Curtis leerde op haar negende zwemmen toen ze met haar zus les kreeg op de meisjesschool van de zusters van de kloosterorde ursulinen in Santa Rosa.[1] Naderhand sloot ze zich aan bij de Crystal Plunge Club in San Francisco. Bij deze club kreeg ze vanaf haar vijftiende les van befaamd coach Charlie Sava. Curtis kreeg in 1944 als eerste vrouw de prestigieuze James E. Sullivan Award.[2] Haar beeltenis stond in die tijd op de cover van vele tijdschriften, zoals de Newsweek en Colliers.[3]

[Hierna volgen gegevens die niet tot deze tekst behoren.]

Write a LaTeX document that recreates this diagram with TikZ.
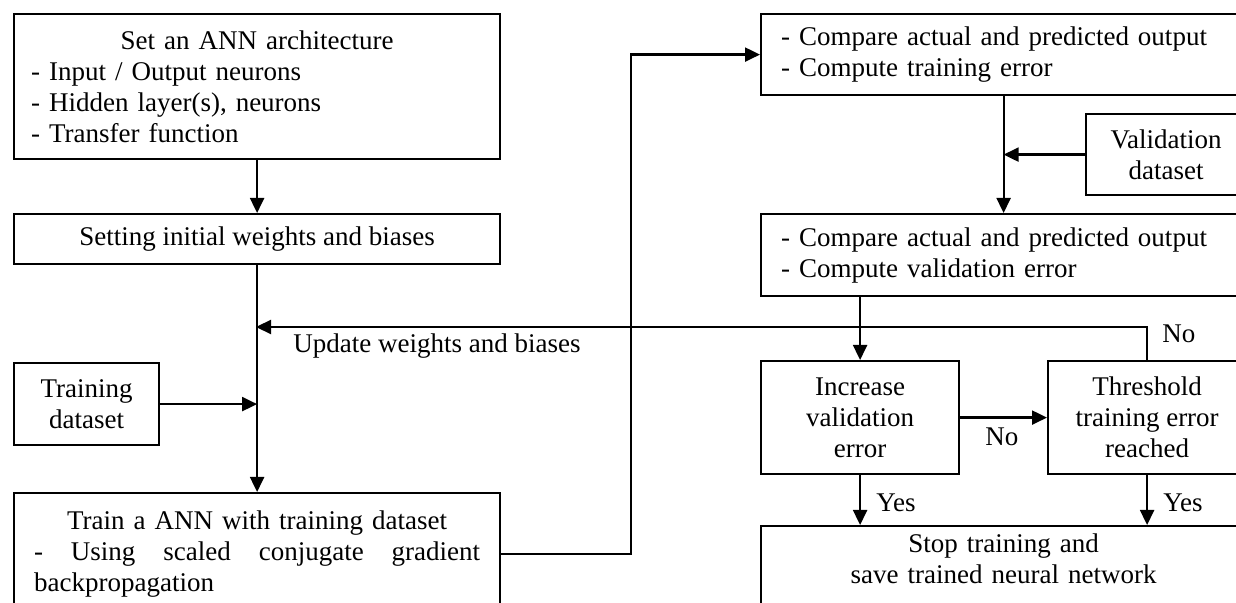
\documentclass[tikz,border=0pt]{standalone}
\usepackage{fontspec}
\setmainfont{Liberation Serif}
\usetikzlibrary{arrows.meta,calc}

\tikzset{
  box/.style={draw, line width=1.1pt, anchor=north west, inner sep=0pt,
    font=\fontsize{13.5}{15.5}\selectfont},
  flow/.style={->, line width=1.1pt},
  tag/.style={inner sep=0pt, anchor=base west, font=\fontsize{13.5}{15.5}\selectfont}
}

\begin{document}
\begin{tikzpicture}[x=0.5pt, y=-0.5pt, >={Triangle[length=7.5pt,width=7pt]}]
    \useasboundingbox (0,0) rectangle (1236,603);
    \clip (0,0) rectangle (1236,603);

    % left column
    \node[box, minimum width=243pt, minimum height=72.5pt, text width=226pt, align=left]
        (arch) at (13,13) {\centering Set an ANN architecture\par\raggedright
        - Input / Output neurons\\ - Hidden layer(s), neurons\\ - Transfer function};
    \node[box, minimum width=243pt, minimum height=25pt] (init) at (13,213)
        {Setting initial weights and biases};
    \node[box, minimum width=72.5pt, minimum height=41pt, align=center] (trainset) at (13,362)
        {Training\\dataset};
    \node[box, minimum width=243pt, text width=223pt, inner ysep=8.7pt, align=left]
        (train) at (13,492) {\centering Train a ANN with training dataset\par\raggedright
        -\hfill Using\hfill scaled\hfill conjugate\hfill gradient\\ backpropagation};

    % right column
    \node[box, minimum width=242.5pt, minimum height=40.5pt, text width=222.5pt, align=left]
        (cmptrain) at (760,13) {- Compare actual and predicted output\\ - Compute training error};
    \node[box, minimum width=80pt, minimum height=40.5pt, align=center] (valset) at (1085,113)
        {Validation\\dataset};
    \node[box, minimum width=242.5pt, minimum height=41pt, text width=222.5pt, align=left]
        (cmpval) at (760,213) {- Compare actual and predicted output\\ - Compute validation error};
    \node[box, minimum width=99pt, minimum height=56.5pt, align=center] (incr) at (760,360)
        {Increase\\validation\\error};
    \node[box, minimum width=99pt, minimum height=56.5pt, align=center] (thresh) at (1047,360)
        {Threshold\\training error\\reached};
    \node[box, minimum width=242.5pt, text width=222.5pt, inner ysep=4pt, text depth=32pt, align=center]
        (stop) at (760,525) {Stop training and\\save trained neural network};

    \coordinate (upd) at (256,327);

    \draw[flow] (arch.south) -- (init.north);
    \draw[flow] (init.south) -- (train.north);
    \draw[flow] (thresh.north) |- (upd);
    \draw[flow] (trainset.east) -- (trainset.east -| init.south);
    \draw[flow] (train.east) -| ($(train.east)!.5!(cmptrain.west)$) |- (cmptrain.west);
    \draw[flow] (cmptrain.south) -- (cmpval.north);
    \draw[flow] (valset.west) -- (valset.west -| cmptrain.south);
    \draw[flow] (cmpval.south -| incr.north) -- (incr.north);
    \draw[flow] (incr.east) -- (thresh.west);
    \draw[flow] (incr.south) -- (incr.south |- stop.north);
    \draw[flow] (thresh.south) -- (thresh.south |- stop.north);

    \node[tag] (updtxt) at (293,353) {Update weights and biases};
    \node[tag] (noup) at (1162,343) {No};
    \node[tag] (nomid) at (985,446) {No};
    \node[tag] (yesl) at (876,511) {Yes};
    \node[tag] (yesr) at (1163,511) {Yes};
\end{tikzpicture}
\end{document}
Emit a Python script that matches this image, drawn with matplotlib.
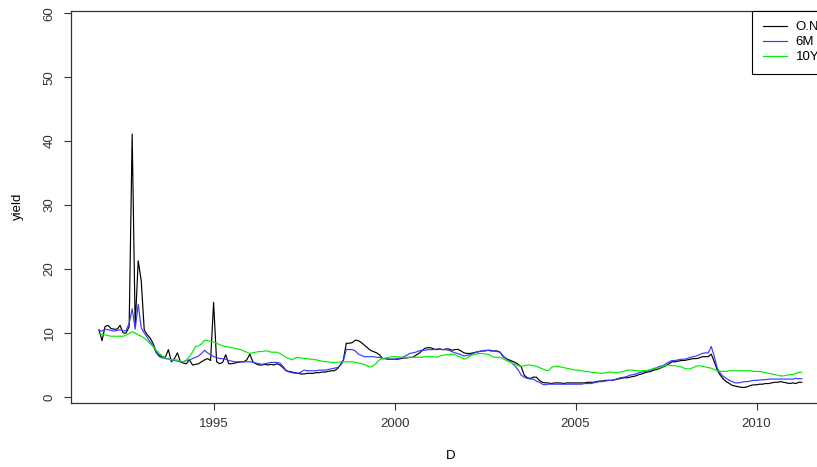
import matplotlib
matplotlib.use("Agg")
import matplotlib.pyplot as plt
import numpy as np
import pandas as pd

plt.rcParams['font.family'] = ['Liberation Sans', 'DejaVu Sans']

# monthly yields, Nov 1991 .. Apr 2011
on_rate = [
    10.5, 8.8,                                                         # 1991
    11.0, 11.2, 10.7, 10.6, 10.6, 11.2, 10.0, 10.0, 11.0, 41.1, 11.0, 21.3,  # 1992
    18.2, 10.5, 9.7, 9.2, 8.3, 7.0, 6.5, 6.3, 6.2, 7.4, 5.5, 6.0,      # 1993
    6.9, 5.5, 5.3, 5.2, 5.8, 5.0, 5.1, 5.2, 5.5, 5.8, 6.0, 5.7,        # 1994
    14.8, 5.5, 5.2, 5.4, 6.6, 5.2, 5.2, 5.3, 5.4, 5.5, 5.5, 5.8,       # 1995
    6.7, 5.5, 5.2, 5.0, 5.0, 5.1, 5.0, 5.1, 5.0, 5.2, 5.0, 4.6,        # 1996
    4.1, 4.0, 3.9, 3.8, 3.7, 3.6, 3.6, 3.7, 3.7, 3.7, 3.8, 3.8,        # 1997
    3.9, 3.9, 4.0, 4.1, 4.1, 4.4, 5.0, 5.8, 8.4, 8.4, 8.5, 8.9,        # 1998
    8.8, 8.5, 8.1, 7.7, 7.3, 7.1, 6.9, 6.6, 6.0, 6.0, 5.9, 5.9,        # 1999
    5.9, 5.9, 6.0, 6.1, 6.1, 6.2, 6.2, 6.5, 6.8, 7.2, 7.6, 7.7,        # 2000
    7.7, 7.5, 7.4, 7.5, 7.4, 7.5, 7.5, 7.3, 7.4, 7.45, 7.2, 6.9,       # 2001
    6.8, 6.8, 6.9, 7.0, 7.1, 7.2, 7.2, 7.3, 7.2, 7.2, 7.2, 7.0,        # 2002
    6.3, 6.0, 5.8, 5.6, 5.4, 5.1, 4.7, 3.4, 3.0, 2.9, 3.1, 3.1,        # 2003
    2.6, 2.3, 2.2, 2.2, 2.1, 2.2, 2.2, 2.2, 2.1, 2.2, 2.2, 2.2,        # 2004
    2.2, 2.2, 2.2, 2.2, 2.3, 2.3, 2.3, 2.4, 2.5, 2.5, 2.6, 2.6,        # 2005
    2.6, 2.7, 2.8, 2.9, 3.0, 3.0, 3.1, 3.2, 3.3, 3.5, 3.6, 3.8,        # 2006
    3.9, 4.0, 4.2, 4.3, 4.5, 4.7, 4.9, 5.2, 5.5, 5.5, 5.6, 5.7,        # 2007
    5.7, 5.8, 5.9, 6.0, 6.0, 6.1, 6.3, 6.3, 6.3, 6.7, 5.5, 4.2,        # 2008
    3.4, 2.8, 2.4, 2.1, 1.8, 1.7, 1.6, 1.5, 1.5, 1.6, 1.8, 1.9,        # 2009
    1.9, 2.0, 2.0, 2.1, 2.1, 2.2, 2.3, 2.3, 2.4, 2.3, 2.2, 2.1,        # 2010
    2.2, 2.1, 2.3, 2.3,                                                # 2011
]

m6_rate = [
    10.4, 10.3,
    10.6, 10.5, 10.4, 10.3, 10.4, 10.5, 10.3, 10.4, 11.5, 13.8, 10.6, 14.5,
    10.8, 10.0, 9.3, 8.6, 7.9, 6.9, 6.3, 6.1, 6.0, 6.0, 5.8, 5.7,
    5.6, 5.5, 5.5, 5.7, 5.8, 6.0, 6.2, 6.4, 6.8, 7.3, 6.9, 6.6,
    6.3, 6.2, 6.0, 6.0, 5.9, 5.7, 5.6, 5.5, 5.5, 5.5, 5.5, 5.5,
    5.5, 5.4, 5.3, 5.2, 5.1, 5.2, 5.3, 5.4, 5.4, 5.4, 5.3, 4.8,
    4.2, 3.9, 3.8, 3.7, 3.7, 3.9, 4.2, 4.1, 4.1, 4.1, 4.1, 4.2,
    4.2, 4.2, 4.3, 4.4, 4.5, 4.6, 4.9, 5.6, 7.45, 7.4, 7.4, 7.2,
    6.7, 6.5, 6.3, 6.3, 6.3, 6.3, 6.2, 6.2, 6.0, 6.0, 5.9, 5.9,
    5.9, 6.0, 6.1, 6.3, 6.5, 6.8, 6.9, 7.0, 7.2, 7.3, 7.3, 7.4,
    7.4, 7.4, 7.5, 7.5, 7.4, 7.4, 7.3, 7.1, 6.9, 6.8, 6.6, 6.4,
    6.5, 6.6, 6.8, 7.0, 7.1, 7.2, 7.3, 7.3, 7.3, 7.2, 7.1, 7.0,
    6.4, 6.0, 5.6, 5.3, 4.8, 4.2, 3.4, 3.1, 2.9, 2.8, 2.8, 2.5,
    2.3, 2.0, 1.9, 2.0, 2.0, 2.0, 2.0, 2.0, 2.0, 2.0, 2.0, 2.0,
    2.0, 2.0, 2.0, 2.1, 2.1, 2.1, 2.2, 2.3, 2.4, 2.4, 2.5, 2.6,
    2.6, 2.7, 2.9, 3.0, 3.1, 3.2, 3.4, 3.5, 3.6, 3.8, 3.9, 4.0,
    4.1, 4.2, 4.4, 4.6, 4.8, 4.9, 5.2, 5.5, 5.7, 5.7, 5.8, 5.9,
    5.9, 6.0, 6.2, 6.3, 6.4, 6.6, 6.8, 6.9, 6.9, 7.9, 6.3, 4.5,
    3.7, 3.2, 2.9, 2.6, 2.4, 2.2, 2.2, 2.3, 2.4, 2.4, 2.5, 2.6,
    2.6, 2.65, 2.7, 2.7, 2.8, 2.8, 2.8, 2.8, 2.8, 2.8, 2.8, 2.8,
    2.8, 2.9, 2.85, 2.85,
]

y10_rate = [
    9.95, 9.8,
    9.7, 9.6, 9.5, 9.5, 9.5, 9.5, 9.5, 9.7, 9.9, 10.2, 10.0, 9.7,
    9.5, 9.2, 8.8, 8.3, 7.9, 7.3, 6.8, 6.4, 6.0, 5.9, 5.8, 5.8,
    5.8, 5.6, 5.5, 5.8, 6.3, 7.0, 7.9, 8.0, 8.3, 8.9, 8.8, 8.7,
    8.6, 8.4, 8.2, 8.0, 7.9, 7.8, 7.7, 7.6, 7.5, 7.4, 7.2, 7.0,
    6.8, 6.9, 7.0, 7.1, 7.1, 7.2, 7.2, 7.0, 7.0, 7.0, 6.8, 6.5,
    6.2, 6.0, 5.8, 6.1, 6.2, 6.1, 6.0, 6.0, 5.9, 5.9, 5.8, 5.7,
    5.6, 5.5, 5.5, 5.4, 5.4, 5.4, 5.5, 5.5, 5.5, 5.5, 5.5, 5.4,
    5.3, 5.2, 5.1, 4.8, 4.7, 4.9, 5.3, 5.8, 6.0, 6.1, 6.2, 6.3,
    6.3, 6.3, 6.2, 6.2, 6.2, 6.2, 6.2, 6.2, 6.2, 6.2, 6.3, 6.3,
    6.3, 6.3, 6.2, 6.4, 6.5, 6.6, 6.6, 6.7, 6.6, 6.4, 6.2, 5.9,
    6.1, 6.4, 6.6, 6.7, 6.8, 6.8, 6.7, 6.7, 6.4, 6.2, 6.2, 6.2,
    6.0, 5.7, 5.5, 5.3, 5.1, 4.9, 4.8, 4.9, 5.0, 5.0, 4.9, 4.8,
    4.6, 4.4, 4.2, 4.1, 4.6, 4.8, 4.8, 4.7, 4.6, 4.5, 4.4, 4.3,
    4.2, 4.2, 4.1, 4.0, 4.0, 3.9, 3.8, 3.8, 3.7, 3.7, 3.8, 3.9,
    3.9, 3.8, 3.8, 3.9, 4.0, 4.2, 4.2, 4.2, 4.1, 4.1, 4.1, 4.1,
    4.2, 4.3, 4.5, 4.5, 4.6, 4.8, 4.9, 5.0, 4.9, 4.9, 4.8, 4.7,
    4.5, 4.4, 4.4, 4.6, 4.8, 4.9, 4.8, 4.7, 4.6, 4.5, 4.3, 4.1,
    4.0, 4.0, 4.0, 4.1, 4.1, 4.1, 4.1, 4.1, 4.1, 4.1, 4.1, 4.0,
    4.0, 4.0, 3.9, 3.8, 3.7, 3.6, 3.5, 3.4, 3.3, 3.3, 3.4, 3.5,
    3.5, 3.7, 3.85, 3.85,
]

labels = ["O.N", "6M", "10Y"]
colors = ["black", "#3a3aff", "#00ee00"]

dates = pd.date_range("1991-11-01", periods=len(on_rate), freq="MS")
D = dates.year + (dates.month - 1) / 12.0

fig = plt.figure(figsize=(8.17, 4.67), dpi=100)
# the plot box runs a little past the right edge, as in the original
ax = fig.add_axes([71 / 817, 64 / 467, 759 / 817, 392.4 / 467])

for vals, lab, col in zip([on_rate, m6_rate, y10_rate], labels, colors):
    ax.plot(D, vals, color=col, lw=0.85, label=lab)

ax.set_xlim(1991.06, 2012.03)
ax.set_ylim(-0.94, 60.4)
ax.set_xticks([1995, 2000, 2005, 2010])
ax.set_yticks([0, 10, 20, 30, 40, 50, 60])
ax.tick_params(axis='both', labelsize=9.5, length=5, width=0.8, colors='#333333')
ax.tick_params(axis='x', pad=6)
ax.tick_params(axis='y', pad=6)
for lbl in ax.get_yticklabels():
    lbl.set_rotation(90)
    lbl.set_va('center')
for sp in ax.spines.values():
    sp.set_linewidth(0.9)
    sp.set_color('#333333')

ax.set_xlabel("D", fontsize=9.5, labelpad=14)
ax.set_ylabel("yield", fontsize=9.5, labelpad=14)

leg = ax.legend(loc='upper right', borderaxespad=0, fancybox=False,
                edgecolor='black', framealpha=1, fontsize=9.5,
                handlelength=1.8, handletextpad=0.7, labelspacing=0.2,
                borderpad=0.8)
leg.get_frame().set_linewidth(0.8)

fig.savefig("out.png", dpi=100)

Met drie olympische medailles was Curtis in 1948 de meest succesvolle zwemster van de Olympische Zomerspelen in Londen. Gedurende haar carrière won Curtis 34 titels van de Amateur Athletic Union (AAU), inclusief acht titels op de estafette, maar zette verrassend genoeg slechts twee wereldrecords op haar naam. Ze verbeterde in 1944 de mondiale tijd van de 880 yardsvrije slag (langebaan) en zwom in 1947 naar een nieuw wereldrecord op de 440 yards kortebaan.
Toen ze deelnam aan de Spelen in Londen was ze verloofd met haar jeugdliefde Gordon Cuneo. Ze huwde in 1949 en het paar vestigde zich na tien jaar huwelijk in San Rafael. Curtis besloot niet te trainen voor de Spelen van 1952, ook omdat ze een dure gift (een auto) van de stad San Francisco had geaccepteerd en ze daarmee een professioneel zwemster was geworden.[4] Ze zette in haar woonplaats de Ann Curtis School of Swimming op. Met Cuneo kreeg ze vijf kinderen.[4] Curtis werd in 1966 opgenomen in de International Swimming Hall of Fame[3], en in 1983 in de Bay Area Sports Hall of Fame. Ze overleed in juni 2012.[5]